Data provided ▸
--- Begin ---

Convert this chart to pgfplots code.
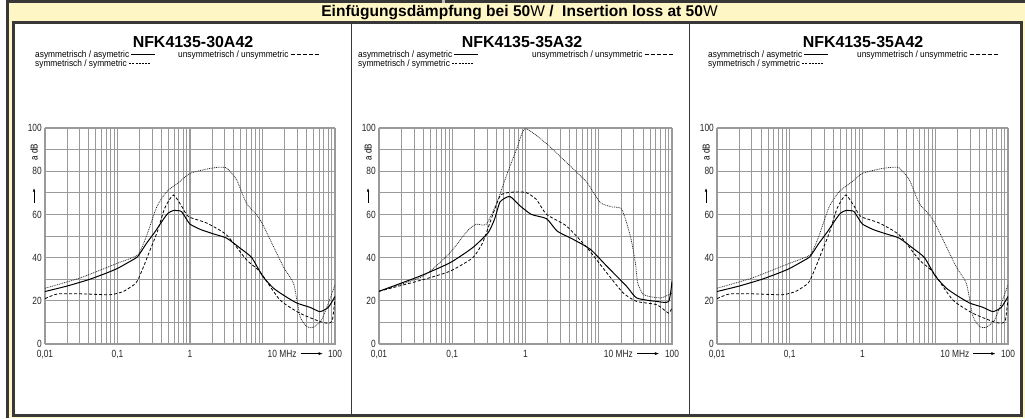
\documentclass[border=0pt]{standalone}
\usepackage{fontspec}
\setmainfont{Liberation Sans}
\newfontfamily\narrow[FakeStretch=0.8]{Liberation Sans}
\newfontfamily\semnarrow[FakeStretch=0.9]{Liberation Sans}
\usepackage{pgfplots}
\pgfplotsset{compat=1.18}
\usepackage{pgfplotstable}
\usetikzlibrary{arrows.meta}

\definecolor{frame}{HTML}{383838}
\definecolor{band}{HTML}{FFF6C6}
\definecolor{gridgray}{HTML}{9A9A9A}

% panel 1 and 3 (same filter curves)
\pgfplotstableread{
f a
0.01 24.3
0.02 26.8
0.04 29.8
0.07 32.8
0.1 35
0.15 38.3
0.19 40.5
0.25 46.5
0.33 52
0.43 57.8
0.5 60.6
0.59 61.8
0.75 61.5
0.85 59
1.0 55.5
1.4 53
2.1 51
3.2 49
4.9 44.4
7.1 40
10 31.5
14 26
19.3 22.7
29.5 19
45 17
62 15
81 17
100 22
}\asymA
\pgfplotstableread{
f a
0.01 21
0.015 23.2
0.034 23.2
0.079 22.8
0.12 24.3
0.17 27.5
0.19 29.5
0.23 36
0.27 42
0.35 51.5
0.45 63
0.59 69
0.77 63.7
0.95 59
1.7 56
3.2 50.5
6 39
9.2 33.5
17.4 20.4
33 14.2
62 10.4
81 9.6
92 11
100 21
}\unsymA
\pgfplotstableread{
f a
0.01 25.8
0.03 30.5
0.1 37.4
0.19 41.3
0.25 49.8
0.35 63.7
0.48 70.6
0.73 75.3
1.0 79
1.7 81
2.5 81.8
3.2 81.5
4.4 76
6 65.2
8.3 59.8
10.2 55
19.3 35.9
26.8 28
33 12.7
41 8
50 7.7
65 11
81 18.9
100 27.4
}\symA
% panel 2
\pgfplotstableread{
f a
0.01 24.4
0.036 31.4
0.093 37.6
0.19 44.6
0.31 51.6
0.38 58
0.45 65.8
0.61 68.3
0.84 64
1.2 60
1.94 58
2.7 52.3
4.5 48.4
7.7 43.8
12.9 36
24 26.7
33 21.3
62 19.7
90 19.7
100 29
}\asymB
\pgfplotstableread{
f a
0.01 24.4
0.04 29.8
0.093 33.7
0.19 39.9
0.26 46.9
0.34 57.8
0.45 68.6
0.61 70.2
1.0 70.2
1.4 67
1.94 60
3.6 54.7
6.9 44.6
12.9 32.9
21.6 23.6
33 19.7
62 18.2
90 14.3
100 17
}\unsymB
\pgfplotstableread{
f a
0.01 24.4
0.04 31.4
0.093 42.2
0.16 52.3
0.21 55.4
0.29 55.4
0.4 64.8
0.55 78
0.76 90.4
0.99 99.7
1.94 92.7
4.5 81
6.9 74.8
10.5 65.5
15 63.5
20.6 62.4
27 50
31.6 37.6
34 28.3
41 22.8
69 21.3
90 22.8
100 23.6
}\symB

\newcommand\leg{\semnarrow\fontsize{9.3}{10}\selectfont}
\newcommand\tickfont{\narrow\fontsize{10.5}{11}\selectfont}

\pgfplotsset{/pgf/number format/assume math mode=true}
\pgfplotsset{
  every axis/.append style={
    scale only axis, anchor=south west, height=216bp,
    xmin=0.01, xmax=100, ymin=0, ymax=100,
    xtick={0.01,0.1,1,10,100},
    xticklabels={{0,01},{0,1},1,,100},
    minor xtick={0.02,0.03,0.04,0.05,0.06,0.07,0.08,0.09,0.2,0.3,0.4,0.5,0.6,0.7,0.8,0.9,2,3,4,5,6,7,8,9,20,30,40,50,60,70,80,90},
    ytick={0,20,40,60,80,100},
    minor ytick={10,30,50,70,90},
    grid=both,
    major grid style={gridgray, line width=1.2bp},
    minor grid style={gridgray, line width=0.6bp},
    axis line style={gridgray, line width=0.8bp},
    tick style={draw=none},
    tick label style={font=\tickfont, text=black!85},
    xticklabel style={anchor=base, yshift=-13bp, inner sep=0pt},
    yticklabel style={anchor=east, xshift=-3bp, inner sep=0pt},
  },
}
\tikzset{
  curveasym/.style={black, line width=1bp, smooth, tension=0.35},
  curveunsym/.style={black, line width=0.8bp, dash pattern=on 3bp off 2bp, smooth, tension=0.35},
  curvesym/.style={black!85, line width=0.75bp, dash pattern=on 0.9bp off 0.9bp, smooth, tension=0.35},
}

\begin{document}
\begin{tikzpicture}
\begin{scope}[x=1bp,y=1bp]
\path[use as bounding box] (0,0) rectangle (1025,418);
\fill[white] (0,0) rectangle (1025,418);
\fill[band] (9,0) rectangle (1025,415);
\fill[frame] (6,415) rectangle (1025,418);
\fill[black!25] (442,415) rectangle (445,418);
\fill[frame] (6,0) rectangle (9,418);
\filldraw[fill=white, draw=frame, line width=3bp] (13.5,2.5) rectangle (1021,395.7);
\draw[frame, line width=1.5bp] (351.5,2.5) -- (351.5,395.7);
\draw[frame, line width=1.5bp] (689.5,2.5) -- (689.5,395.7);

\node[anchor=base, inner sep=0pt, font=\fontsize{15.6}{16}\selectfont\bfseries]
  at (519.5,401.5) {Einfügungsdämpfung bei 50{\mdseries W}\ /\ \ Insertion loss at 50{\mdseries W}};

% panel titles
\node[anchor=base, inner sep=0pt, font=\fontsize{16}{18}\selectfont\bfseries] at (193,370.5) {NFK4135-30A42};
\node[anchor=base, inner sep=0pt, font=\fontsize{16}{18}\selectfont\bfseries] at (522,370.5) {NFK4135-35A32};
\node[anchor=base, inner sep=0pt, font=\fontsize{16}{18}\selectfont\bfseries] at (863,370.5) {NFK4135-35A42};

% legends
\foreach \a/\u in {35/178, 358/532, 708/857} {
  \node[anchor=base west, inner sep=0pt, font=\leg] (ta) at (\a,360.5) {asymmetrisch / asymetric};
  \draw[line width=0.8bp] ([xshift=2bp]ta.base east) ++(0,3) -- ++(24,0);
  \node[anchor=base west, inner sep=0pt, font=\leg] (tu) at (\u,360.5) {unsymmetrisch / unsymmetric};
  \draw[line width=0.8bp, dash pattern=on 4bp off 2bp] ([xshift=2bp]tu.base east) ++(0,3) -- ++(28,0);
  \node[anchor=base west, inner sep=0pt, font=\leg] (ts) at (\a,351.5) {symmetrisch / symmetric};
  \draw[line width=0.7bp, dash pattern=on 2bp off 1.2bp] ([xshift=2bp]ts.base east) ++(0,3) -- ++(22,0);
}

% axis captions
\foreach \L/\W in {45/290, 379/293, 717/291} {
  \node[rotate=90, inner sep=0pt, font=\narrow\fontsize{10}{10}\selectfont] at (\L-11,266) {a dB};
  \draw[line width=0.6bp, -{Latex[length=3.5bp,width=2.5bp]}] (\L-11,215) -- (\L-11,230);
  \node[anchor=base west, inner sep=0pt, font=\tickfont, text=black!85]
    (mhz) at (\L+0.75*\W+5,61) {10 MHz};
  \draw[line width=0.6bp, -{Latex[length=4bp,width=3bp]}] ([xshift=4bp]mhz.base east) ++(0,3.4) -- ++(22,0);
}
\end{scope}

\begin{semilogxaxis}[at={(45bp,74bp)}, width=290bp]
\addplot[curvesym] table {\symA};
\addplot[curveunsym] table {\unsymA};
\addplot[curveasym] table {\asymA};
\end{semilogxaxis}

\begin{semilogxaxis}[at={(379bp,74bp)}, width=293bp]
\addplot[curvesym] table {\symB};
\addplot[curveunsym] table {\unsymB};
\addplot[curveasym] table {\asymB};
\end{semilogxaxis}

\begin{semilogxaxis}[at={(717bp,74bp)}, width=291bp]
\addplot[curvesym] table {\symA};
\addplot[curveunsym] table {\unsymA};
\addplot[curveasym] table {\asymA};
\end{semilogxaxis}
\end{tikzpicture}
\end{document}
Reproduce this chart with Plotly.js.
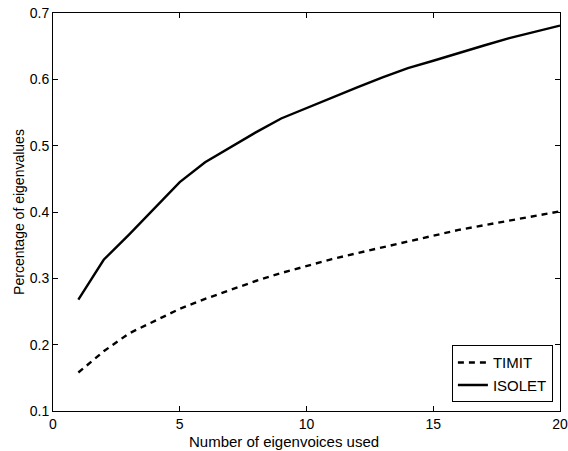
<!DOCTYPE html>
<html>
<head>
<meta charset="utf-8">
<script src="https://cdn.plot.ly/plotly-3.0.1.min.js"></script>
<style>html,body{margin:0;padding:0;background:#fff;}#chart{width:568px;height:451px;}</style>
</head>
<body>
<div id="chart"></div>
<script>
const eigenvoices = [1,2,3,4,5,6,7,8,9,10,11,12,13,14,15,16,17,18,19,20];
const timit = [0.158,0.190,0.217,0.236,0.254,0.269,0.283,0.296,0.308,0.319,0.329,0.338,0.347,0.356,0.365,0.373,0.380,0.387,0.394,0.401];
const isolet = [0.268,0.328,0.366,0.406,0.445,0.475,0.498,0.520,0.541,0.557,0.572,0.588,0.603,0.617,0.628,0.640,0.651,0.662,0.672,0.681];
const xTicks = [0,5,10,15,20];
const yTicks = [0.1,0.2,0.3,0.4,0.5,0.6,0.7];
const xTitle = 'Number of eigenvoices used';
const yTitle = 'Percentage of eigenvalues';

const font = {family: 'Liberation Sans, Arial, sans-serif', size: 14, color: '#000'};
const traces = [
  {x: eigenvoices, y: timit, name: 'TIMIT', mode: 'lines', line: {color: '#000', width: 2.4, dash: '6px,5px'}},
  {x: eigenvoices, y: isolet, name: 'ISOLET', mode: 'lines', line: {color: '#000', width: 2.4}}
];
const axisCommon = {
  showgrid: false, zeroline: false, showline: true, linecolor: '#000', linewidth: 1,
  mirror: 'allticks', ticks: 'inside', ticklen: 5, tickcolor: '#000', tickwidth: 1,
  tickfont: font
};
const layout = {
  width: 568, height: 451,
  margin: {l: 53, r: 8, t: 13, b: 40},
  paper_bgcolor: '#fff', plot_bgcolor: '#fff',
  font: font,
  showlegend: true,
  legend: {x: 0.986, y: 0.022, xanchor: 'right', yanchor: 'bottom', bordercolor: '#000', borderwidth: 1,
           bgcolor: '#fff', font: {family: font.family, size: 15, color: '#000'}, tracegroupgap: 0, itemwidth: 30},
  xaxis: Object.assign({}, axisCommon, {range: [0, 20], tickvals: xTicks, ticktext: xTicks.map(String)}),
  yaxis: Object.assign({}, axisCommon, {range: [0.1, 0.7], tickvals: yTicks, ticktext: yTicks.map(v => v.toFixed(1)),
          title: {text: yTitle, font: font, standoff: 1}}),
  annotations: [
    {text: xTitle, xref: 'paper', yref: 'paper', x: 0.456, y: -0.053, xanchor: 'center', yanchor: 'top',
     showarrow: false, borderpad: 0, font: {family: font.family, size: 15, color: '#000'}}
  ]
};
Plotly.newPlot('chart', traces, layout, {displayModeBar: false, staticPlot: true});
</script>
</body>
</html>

--- End ---

Directions ▸ Where does the word "chart" appear in the listing? List each line that holds it.

Solution to this exercise ▸
Convert this chart to pgfplots code.
Reproduce this chart with Plotly.js.
<style>html,body{margin:0;padding:0;background:#fff;}#chart{width:568px;height:451px;}</style>
<div id="chart"></div>
Plotly.newPlot('chart', traces, layout, {displayModeBar: false, staticPlot: true});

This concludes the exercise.